Investors and the non-working rich - capital gains and dividend income is taxed at only 15%.
Businesses that have foreign operations, qualify for energy-efficient tax credits or have heavy capital needs that they can leverage accelerated depreciation - GE famously paid no federal taxes last year and they are not alone. By shoveling profits to foreign affiliates, taking advantage of accelerated depreciation laws and getting givebacks from the government for investing in green energy, many companies can reduce their effective tax burden to close to zero.

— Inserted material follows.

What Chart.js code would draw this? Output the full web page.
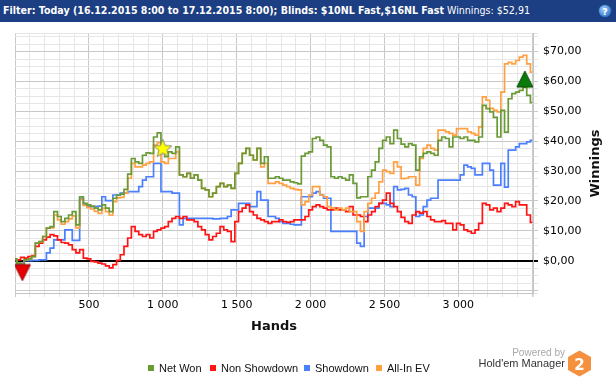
<!DOCTYPE html>
<html>
<head>
<meta charset="utf-8">
<script src="https://cdn.jsdelivr.net/npm/chart.js@4/dist/chart.umd.min.js"></script>
<style>
  html, body { margin: 0; padding: 0; background: #fff; }
  body { width: 616px; height: 380px; position: relative; overflow: hidden; font-family: "DejaVu Sans", sans-serif; }
  #hdr { position: absolute; left: 0; top: 0; width: 616px; height: 22px; background: #1c3e82; }
  #hdrtext { position: absolute; left: 3px; top: 4px; color: #fff; font-size: 11px; white-space: nowrap; display: inline-block; transform-origin: left center; }
  #hdrtext b { font-weight: bold; }
  #help { position: absolute; left: 598px; top: 4px; }
  #wrap { position: absolute; left: 0; top: 22px; width: 616px; height: 300px; }
  #xtitle { position: absolute; left: 174px; width: 200px; top: 318px; text-align: center; font-weight: bold; font-size: 13px; color: #111; }
  #ytitle { position: absolute; left: 544px; top: 156px; width: 100px; text-align: center; font-weight: bold; font-size: 13px; color: #111; transform: rotate(-90deg); }
  #legend { position: absolute; left: 0; top: 360px; width: 616px; height: 16px; font-family: "Liberation Sans", Arial, sans-serif; font-size: 11px; color: #111; }
  #legend .it { position: absolute; top: 0; height: 16px; display: flex; align-items: center; white-space: nowrap; }
  #legend .sq { width: 6px; height: 6px; margin-right: 5px; }
  #pw { position: absolute; right: 51px; top: 347px; font-family: "Liberation Sans", Arial, sans-serif; font-size: 10px; color: #a8a8a8; }
  #hm { position: absolute; right: 51px; top: 357px; font-family: "Liberation Sans", Arial, sans-serif; font-size: 11px; color: #333; }
  #logo { position: absolute; left: 567px; top: 350px; }
</style>
</head>
<body>
<div id="hdr"><span id="hdrtext"><b>Filter: Today (16.12.2015 8:00 to 17.12.2015 8:00); Blinds: $10NL Fast,$16NL Fast</b> Winnings: $52,91</span>
<svg id="help" width="14" height="14" viewBox="0 0 15 15">
  <defs><radialGradient id="hg" cx="40%" cy="35%" r="70%"><stop offset="0" stop-color="#9fd0ff"/><stop offset="1" stop-color="#2b6fc4"/></radialGradient></defs>
  <circle cx="7.5" cy="7.5" r="6.8" fill="url(#hg)" stroke="#1a4f9a" stroke-width="0.6"/>
  <text x="7.5" y="11.3" text-anchor="middle" font-size="10" font-weight="bold" fill="#fff" font-family="DejaVu Sans">?</text>
</svg>
</div>
<div id="wrap"><canvas id="c" width="616" height="300"></canvas></div>
<div id="xtitle">Hands</div>
<div id="ytitle">Winnings</div>
<div id="legend"></div>
<div id="pw">Powered by</div>
<div id="hm">Hold'em Manager</div>
<svg id="logo" width="25" height="27" viewBox="0 0 25 27">
  <polygon points="12.5,0.5 24,7 24,20 12.5,26.5 1,20 1,7" fill="#f5903f"/>
  <text x="12.5" y="19.5" text-anchor="middle" font-size="15" font-weight="bold" fill="#fff" font-family="DejaVu Sans">2</text>
</svg>
<script>
// ---- data ----
const hands = [0,25,50,75,100,125,150,175,200,225,250,275,300,325,350,375,400,425,450,475,
500,525,550,575,600,625,650,675,700,725,750,775,800,825,850,875,900,925,950,975,
1000,1025,1050,1075,1100,1125,1150,1175,1200,1225,1250,1275,1300,1325,1350,1375,1400,1425,1450,1475,
1500,1525,1550,1575,1600,1625,1650,1675,1700,1725,1750,1775,1800,1825,1850,1875,1900,1925,1950,1975,
2000,2025,2050,2075,2100,2125,2150,2175,2200,2225,2250,2275,2300,2325,2350,2375,2400,2425,2450,2475,
2500,2525,2550,2575,2600,2625,2650,2675,2700,2725,2750,2775,2800,2825,2850,2875,2900,2925,2950,2975,
3000,3025,3050,3075,3100,3125,3150,3175,3200,3225,3250,3275,3300,3325,3350,3375,3400,3425,3450,3475,3500];

const netWon = [0.6,-0.8,-1.3,0.3,0.6,1.4,5.9,6.4,8.1,10.9,11.4,16.4,14.8,13.1,14.2,15.3,16.4,12.0,21.4,19.2,
18.7,18.3,17.6,17.0,18.7,17.6,16.4,20.9,22.0,22.3,23.9,29.0,34.2,33.1,32.6,35.3,36.1,35.9,41.4,42.8,
37.6,34.8,36.4,35.9,38.1,28.7,28.1,29.2,27.6,28.7,27.0,24.2,23.7,21.4,22.6,24.8,25.9,24.8,25.3,24.2,
29.2,32.6,35.9,37.6,35.3,33.7,37.6,32.6,34.8,27.6,27.6,28.1,27.6,27.0,27.0,26.4,26.1,25.7,35.0,35.9,
36.4,40.9,41.4,40.3,38.7,38.1,28.1,27.6,28.1,27.6,27.0,28.7,25.9,21.0,21.4,21.4,28.1,30.3,33.1,37.6,
40.3,41.4,39.2,43.7,40.9,39.0,38.1,39.2,38.7,30.3,34.8,35.9,36.4,35.9,35.3,40.3,41.4,40.9,38.1,41.4,
41.4,40.9,41.4,40.3,40.3,39.8,41.4,52.0,50.9,49.8,48.0,41.4,50.3,43.0,54.2,55.9,56.4,57.0,58.1,55.3,52.9];

const nonShowdown = [0.3,0.3,1.1,0.9,1.4,1.7,4.8,5.9,7.0,7.9,8.7,8.3,7.0,6.1,5.9,5.3,3.7,2.6,3.7,0.9,
0.6,-0.2,-0.4,-0.8,-1.1,-1.7,-2.4,-1.3,0.1,2.0,4.8,7.6,11.4,9.8,8.7,8.1,8.7,7.6,9.8,10.3,
10.9,11.4,13.1,14.2,14.8,14.2,14.8,13.7,13.7,13.1,11.4,10.3,8.7,7.0,8.1,9.2,11.4,10.3,9.8,6.4,
13.1,16.4,17.6,18.7,16.4,15.3,14.2,13.7,13.1,12.5,13.1,13.1,13.7,13.1,12.8,13.1,13.7,13.7,13.7,14.8,
17.0,18.1,18.7,18.1,17.6,17.0,17.0,17.6,17.0,17.0,16.4,18.1,15.3,15.3,14.8,13.1,15.3,16.4,18.1,19.2,
20.3,22.6,19.2,18.1,16.4,14.5,13.1,12.5,15.3,16.4,15.9,16.4,14.8,13.7,13.1,13.1,13.4,12.5,12.5,10.3,
12.5,12.0,10.3,9.8,9.2,10.3,12.5,19.2,18.7,17.0,17.6,16.4,17.6,19.2,18.7,18.1,19.8,18.7,18.7,15.3,12.8];

const showdown = [0,-1.3,-0.8,0,0,0.1,0.1,0.3,0.3,2.6,4.2,7.0,7.0,7.0,10.3,10.3,6.8,6.8,20.9,18.7,
18.1,18.1,18.1,18.3,21.4,20.1,20.1,22.0,22.0,22.6,22.6,23.1,23.1,23.1,24.8,27.0,28.1,28.1,32.6,32.6,
23.1,23.1,23.1,22.6,22.6,12.0,14.2,14.2,14.2,14.2,14.2,14.2,14.2,14.2,14.0,14.0,14.2,14.2,14.8,17.0,
17.0,19.2,19.2,19.2,18.1,18.1,23.1,20.3,20.3,14.8,14.8,14.2,13.1,12.5,12.5,12.2,12.0,12.0,21.4,21.4,
21.4,22.6,23.1,22.0,20.9,20.9,9.8,9.8,9.8,9.8,9.8,9.8,9.8,5.9,4.8,14.8,17.6,17.6,17.6,19.2,
19.2,18.7,18.1,24.8,23.7,23.9,24.2,22.0,21.4,14.8,15.3,18.1,20.3,20.9,20.9,27.0,27.0,27.0,27.0,27.0,
27.0,28.7,32.0,31.4,30.9,28.7,28.7,32.6,32.6,30.3,25.3,25.3,32.6,24.6,37.0,37.0,38.1,39.2,39.2,39.8,40.3];

const allInEV = [0.6,-0.8,-1.3,0.3,0.6,1.4,5.9,6.4,8.1,10.9,11.0,15.3,13.7,12.2,13.1,14.0,15.0,11.0,20.5,18.5,
17.8,17.3,16.5,15.8,17.5,16.4,15.3,19.8,21.0,21.2,22.6,27.6,32.6,31.4,31.4,32.0,32.6,33.1,38.7,39.5,
33.1,32.6,34.2,34.2,36.4,28.7,28.1,29.2,27.6,28.7,27.0,24.2,23.7,21.4,22.6,24.8,25.9,24.8,25.3,24.2,
29.2,32.6,35.9,37.6,35.3,33.7,37.6,31.4,32.6,25.9,25.9,26.4,25.9,25.3,24.8,24.2,23.9,23.7,18.7,19.8,
22.0,24.8,24.8,22.0,21.4,18.1,17.6,17.0,17.6,17.0,17.6,16.4,16.4,13.1,9.8,16.4,19.2,20.9,22.6,26.4,
30.3,29.8,29.2,33.1,31.4,27.5,27.6,28.1,28.1,25.3,34.2,37.6,38.7,37.6,37.0,43.7,43.7,43.1,42.6,42.0,
44.2,44.2,44.2,43.1,42.6,42.0,44.8,54.8,53.7,51.0,50.3,49.8,56.4,65.9,66.4,65.9,67.0,68.1,68.7,65.9,63.1];

const seriesNames = ["Net Won", "Non Showdown", "Showdown", "All-In EV"];
const seriesColors = ["#6a9a35", "#ff1414", "#4a80ff", "#ffa043"];
const seriesValues = [netWon, nonShowdown, showdown, allInEV];
const highlightHand = 1000;   // star marker hand
const xTickLabels = [500, 1000, 1500, 2000, 2500, 3000];
const yTickLabels = [0, 10, 20, 30, 40, 50, 60, 70];
const xRange = [0, 3505], xMinorStep = 100;
const yRange = [-10.8, 76], yMinorStep = 2.5;

// ---- marker images ----
function triImg(up, fill, stroke) {
  const c = document.createElement('canvas'); c.width = 18; c.height = 36;
  const g = c.getContext('2d');
  g.beginPath();
  if (up) { g.moveTo(9, 2); g.lineTo(17, 18); g.lineTo(1, 18); }
  else { g.moveTo(1, 18); g.lineTo(17, 18); g.lineTo(9, 34); }
  g.closePath(); g.fillStyle = fill; g.fill(); g.strokeStyle = stroke; g.lineWidth = 1; g.stroke();
  return c;
}
function starImg() {
  const c = document.createElement('canvas'); c.width = 22; c.height = 22;
  const g = c.getContext('2d');
  g.beginPath();
  for (let i = 0; i < 10; i++) {
    const r = i % 2 === 0 ? 9.5 : 4.2;
    const a = -Math.PI / 2 + i * Math.PI / 5;
    const px = 11 + r * Math.cos(a), py = 11.5 + r * Math.sin(a);
    if (i === 0) g.moveTo(px, py); else g.lineTo(px, py);
  }
  g.closePath(); g.fillStyle = '#ffff00'; g.fill(); g.strokeStyle = '#8a8a6a'; g.lineWidth = 1; g.stroke();
  return c;
}

const minIdx = netWon.indexOf(Math.min(...netWon));
const maxIdx = netWon.indexOf(Math.max(...netWon));
const starIdx = hands.indexOf(highlightHand);
const markerData = [
  {x: hands[minIdx], y: netWon[minIdx]},
  {x: hands[starIdx], y: netWon[starIdx]},
  {x: hands[maxIdx], y: netWon[maxIdx]}
];
const markerStyles = [triImg(false, '#e80000', '#9a0000'), starImg(), triImg(true, '#0a7a0a', '#044a04')];

// ---- legend ----
const leg = document.getElementById('legend');
const legendLefts = [148, 210, 304, 376];
seriesNames.forEach((n, i) => {
  const it = document.createElement('div'); it.className = 'it'; it.style.left = legendLefts[i] + 'px';
  const sq = document.createElement('div'); sq.className = 'sq'; sq.style.background = seriesColors[i];
  const tx = document.createElement('span'); tx.textContent = n;
  it.appendChild(sq); it.appendChild(tx); leg.appendChild(it);
});

// header fit
const ht = document.getElementById('hdrtext');
const hw = ht.getBoundingClientRect().width;
ht.style.transform = 'scaleX(' + (527 / hw) + ')';

// ---- tick positions ----
function tickList(range, step) {
  const out = [{value: range[0]}];
  const first = Math.ceil(range[0] / step + 1e-9);
  for (let k = first; k * step < range[1] - 1e-9; k++) out.push({value: Math.round(k * step * 100) / 100});
  out.push({value: range[1]});
  return out;
}

// ---- chart ----
const lineOrder = [0, 3, 1, 2]; // Net Won top, then All-In EV, Non Showdown, Showdown
const datasets = [{
  label: 'markers', data: markerData, showLine: false,
  pointStyle: markerStyles, pointRadius: 10, pointHoverRadius: 10,
  borderWidth: 0, backgroundColor: 'transparent'
}];
lineOrder.forEach(i => {
  datasets.push({
    label: seriesNames[i],
    data: hands.map((h, k) => ({x: h, y: seriesValues[i][k]})),
    borderColor: seriesColors[i], backgroundColor: seriesColors[i],
    borderWidth: 1.7, pointRadius: 0, stepped: 'middle', fill: false
  });
});

function fmtHands(v) { return String(v).replace(/\B(?=(\d{3})+(?!\d))/g, ' '); }
function fmtMoney(v) { return '$' + v.toFixed(2).replace('.', ','); }
const isZero = v => Math.abs(v) < 1e-9;

new Chart(document.getElementById('c'), {
  type: 'line',
  data: { datasets },
  options: {
    responsive: false, animation: false, devicePixelRatio: 1,
    layout: { padding: { left: 15, top: 11, right: 0, bottom: 0 } },
    plugins: { legend: { display: false }, tooltip: { enabled: false } },
    scales: {
      x: {
        type: 'linear', min: xRange[0], max: xRange[1],
        afterFit: s => { s.height = 29; },
        afterBuildTicks: s => { s.ticks = tickList(xRange, xMinorStep); },
        border: { color: '#c4c4c4', width: 1 },
        grid: {
          color: c => (c.tick && c.tick.value % 500 === 0) ? '#c8c8c8' : '#e6e6e6',
          lineWidth: 1, tickLength: 4
        },
        ticks: {
          autoSkip: false, maxRotation: 0, padding: 2,
          color: '#000', font: { family: 'DejaVu Sans', size: 11 },
          callback: v => xTickLabels.includes(v) ? fmtHands(v) : ''
        }
      },
      y: {
        position: 'right', min: yRange[0], max: yRange[1],
        afterFit: s => { s.width = 83; },
        afterBuildTicks: s => { s.ticks = tickList(yRange, yMinorStep); },
        border: { color: '#c4c4c4', width: 1 },
        grid: {
          color: c => {
            if (!c.tick) return '#e6e6e6';
            const v = c.tick.value;
            if (isZero(v)) return '#000';
            return isZero(v % 10) ? '#c8c8c8' : '#e6e6e6';
          },
          lineWidth: c => (c.tick && isZero(c.tick.value)) ? 2 : 1,
          tickLength: 5
        },
        ticks: {
          autoSkip: false, padding: 5,
          color: '#000', font: { family: 'DejaVu Sans', size: 11 },
          callback: v => yTickLabels.some(t => isZero(t - v)) ? fmtMoney(v) : ''
        }
      }
    }
  }
});
</script>
</body>
</html>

This doesn't seem like a great system in total. Under Cain's system, the people who would pay most heavily would be:
The working class and the lower-middle class - those who effectively live "paycheck to paycheck" and spend all of their income would be hit fully with both the income and the sales tax and pay an effective rate of 18%.

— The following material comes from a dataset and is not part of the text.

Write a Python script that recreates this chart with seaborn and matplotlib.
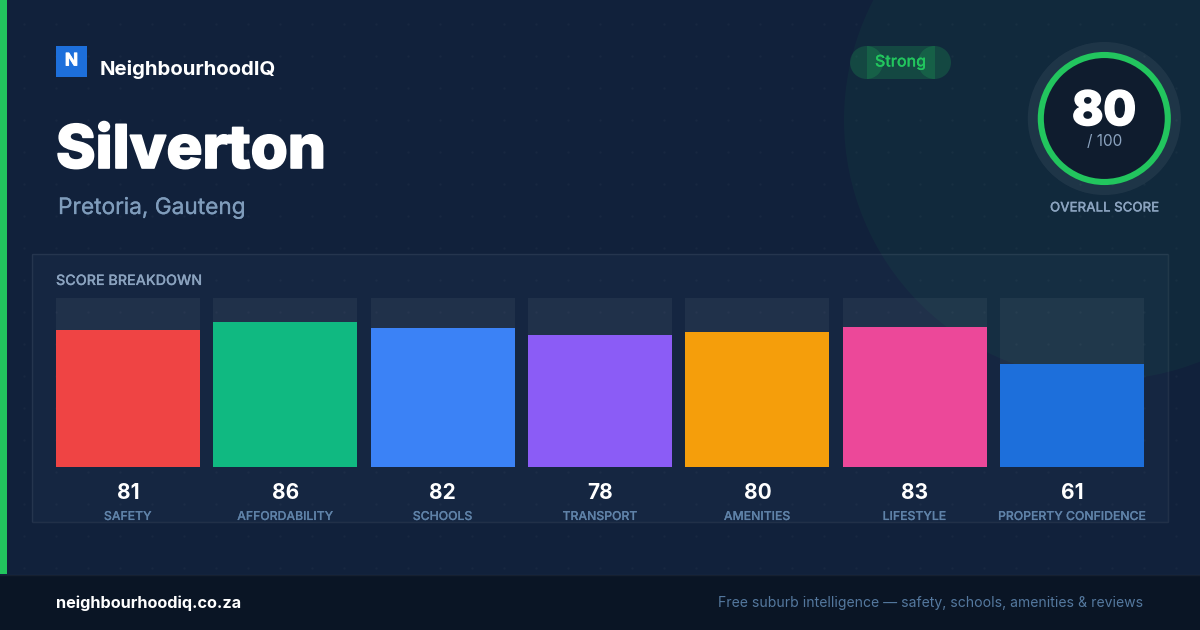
import numpy as np
import pandas as pd
import seaborn as sns
import matplotlib.pyplot as plt
from matplotlib.patches import Circle, Rectangle
import matplotlib.patheffects as pe

categories = ["SAFETY", "AFFORDABILITY", "SCHOOLS", "TRANSPORT", "AMENITIES", "LIFESTYLE", "PROPERTY CONFIDENCE"]
scores = [81, 86, 82, 78, 80, 83, 61]
track = [100, 100, 100, 100, 100, 100, 100]
bar_colors = ["#ef4444", "#10b981", "#3b82f6", "#8b5cf6", "#f59e0b", "#ec4899", "#1d6fdb"]

GREEN = "#22c55e"
BG = "#11213b"


def thicken(color, width=0.1):
    # no medium weight to hand, a thin outline does the same job
    return [pe.withStroke(linewidth=width, foreground=color)]


sns.set_theme(style="white")
plt.rcParams['font.family'] = ['Inter', 'DejaVu Sans']

df = pd.DataFrame({"category": categories, "score": scores, "track": track})

fig = plt.figure(figsize=(12, 6.3), dpi=100, facecolor=BG)

# whole card, in pixels
bg = fig.add_axes([0, 0, 1, 1], zorder=0)
bg.set_xlim(0, 1200)
bg.set_ylim(630, 0)
bg.axis('off')

bg.add_patch(Circle((1104, 120), 260, color=GREEN, alpha=0.05, lw=0))
dot_x, dot_y = np.meshgrid(np.arange(24, 1200, 32), np.arange(24, 574, 32))
bg.scatter(dot_x.ravel(), dot_y.ravel(), s=3, color="white", alpha=0.03, lw=0)

# score panel
bg.add_patch(Rectangle((32, 254), 1136, 268, fc="#8fb4e0", alpha=0.04, lw=0))
bg.add_patch(Rectangle((32, 254), 1136, 268, fc="none", ec="white", alpha=0.07, lw=1))

# footer and accent
bg.add_patch(Rectangle((0, 575), 1200, 55, fc="#0a1525", lw=0))
bg.plot([0, 1200], [574.5, 574.5], color="white", alpha=0.05, lw=1)
bg.add_patch(Rectangle((0, 0), 7, 574, fc=GREEN, lw=0))

# logo + header
bg.add_patch(Rectangle((56, 46), 31, 31, fc="#1d6fdb", lw=0))
bg.text(71.5, 61, "N", color="white", fontsize=12.5, fontweight='bold', ha='center', va='center',
        path_effects=thicken("white", 0.6))
bg.text(100, 75, "NeighbourhoodIQ", color="white", fontsize=14.65, fontweight='bold', ha='left', va='baseline')
bg.text(56, 168, "Silverton", color="white", fontsize=43.2, fontweight='heavy', ha='left', va='baseline',
        path_effects=thicken("white", 1.2))
bg.text(58, 214, "Pretoria, Gauteng", color="#7f9cbb", fontsize=16.3, ha='left', va='baseline',
        path_effects=thicken("#7f9cbb", 0.2))

# badge, the caps overlap the middle part
bg.add_patch(Rectangle((866.5, 46), 68, 33, fc=GREEN, alpha=0.2, lw=0))
bg.add_patch(Circle((866.5, 62.5), 16.5, fc=GREEN, alpha=0.2, lw=0))
bg.add_patch(Circle((934.5, 62.5), 16.5, fc=GREEN, alpha=0.2, lw=0))
bg.text(900.5, 62, "Strong", color=GREEN, fontsize=11.5, fontweight='medium', ha='center', va='center',
        path_effects=thicken(GREEN))

# score ring
bg.add_patch(Circle((1104.3, 118.5), 76.5, fc="white", alpha=0.06, lw=0))
bg.add_patch(Circle((1104.3, 118.5), 63.5, fc="#0f1c2e", ec=GREEN, lw=4.4))
bg.text(1104, 125, "80", color="white", fontsize=34, fontweight='heavy', ha='center', va='baseline',
        path_effects=thicken("white", 1.2))
bg.text(1104.5, 141.5, "/ 100", color="#8ba3bf", fontsize=11, ha='center', va='center')
bg.text(1104.5, 208.5, "OVERALL SCORE", color="#8ba3bf", fontsize=9.55, fontweight='medium', ha='center', va='center',
        path_effects=thicken("#8ba3bf"))

bg.text(56, 281, "SCORE BREAKDOWN", color="#8ba3bf", fontsize=10.3, fontweight='medium', ha='left', va='center',
        path_effects=thicken("#8ba3bf"))

# bars
ax = fig.add_axes([56 / 1200, 1 - 467 / 630, 1088 / 1200, 169 / 630], zorder=1)
ax.patch.set_alpha(0)
sns.barplot(data=df, x="category", y="track", color="white", alpha=0.05, width=0.915, saturation=1,
            linewidth=0, ax=ax)
sns.barplot(data=df, x="category", y="score", hue="category", palette=bar_colors, dodge=False,
            width=0.915, saturation=1, linewidth=0, legend=False, ax=ax)
ax.set_xlim(-0.4575, 6.4575)
ax.set_ylim(0, 100)
ax.set_xlabel("")
ax.set_ylabel("")
ax.set_xticks([])
ax.set_yticks([])
sns.despine(ax=ax, left=True, bottom=True)

# value and label under each bar
for i, (cat, val) in enumerate(zip(categories, scores)):
    x = 128 + i * (1088 - 144) / 6
    bg.text(x, 493, str(val), color="white", fontsize=15, fontweight='bold', ha='center', va='center')
    bg.text(x - 0.3, 517, cat, color="#5f82a8", fontsize=8.8, fontweight='medium', ha='center', va='center',
            path_effects=thicken("#5f82a8"))

# footer text
bg.text(56, 603, "neighbourhoodiq.co.za", color="white", fontsize=11.7, fontweight='bold', ha='left', va='center')
bg.text(1143, 603, "Free suburb intelligence — safety, schools, amenities & reviews", color="#54789e",
        fontsize=10.1, ha='right', va='center')

fig.savefig("out.png", dpi=100, facecolor=BG)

Who would be hit the least? The investing class and corporations, who would pay a mere 9%.
It doesn't seem like a good system to me. And it isn't because I'm opposed to a less nuanced tax structure.
I'd propose instead, that a better system would be to ditch the sales tax (which is regressive in that it hits the poor a lot harder) and exempt the first $30K per year in individual income from taxation (you shouldn't be taxing people into poverty.) Beyond that, I'd be fine with a flat tax rate with no deductions (no home mortgage deduction, no charitable contribution deduction, etc.) I'd treat all investment income (capital gains, dividends, etc.) the same as any other income and nix the corporate tax. This way, you'd eliminate all the balance sheet and income statement gain playing and tax the money at receipt. In reality, the rates would likely have to be a lot higher than Cain's 9%, under a system such as mine, the likely rate would need to be 20% or so, but that would beat the heck out of having some pay 43% and some pay nothing.
Tax reform is a debate we have been putting off way too long. I thank Herman Cain for getting us started even if I don't like his plan.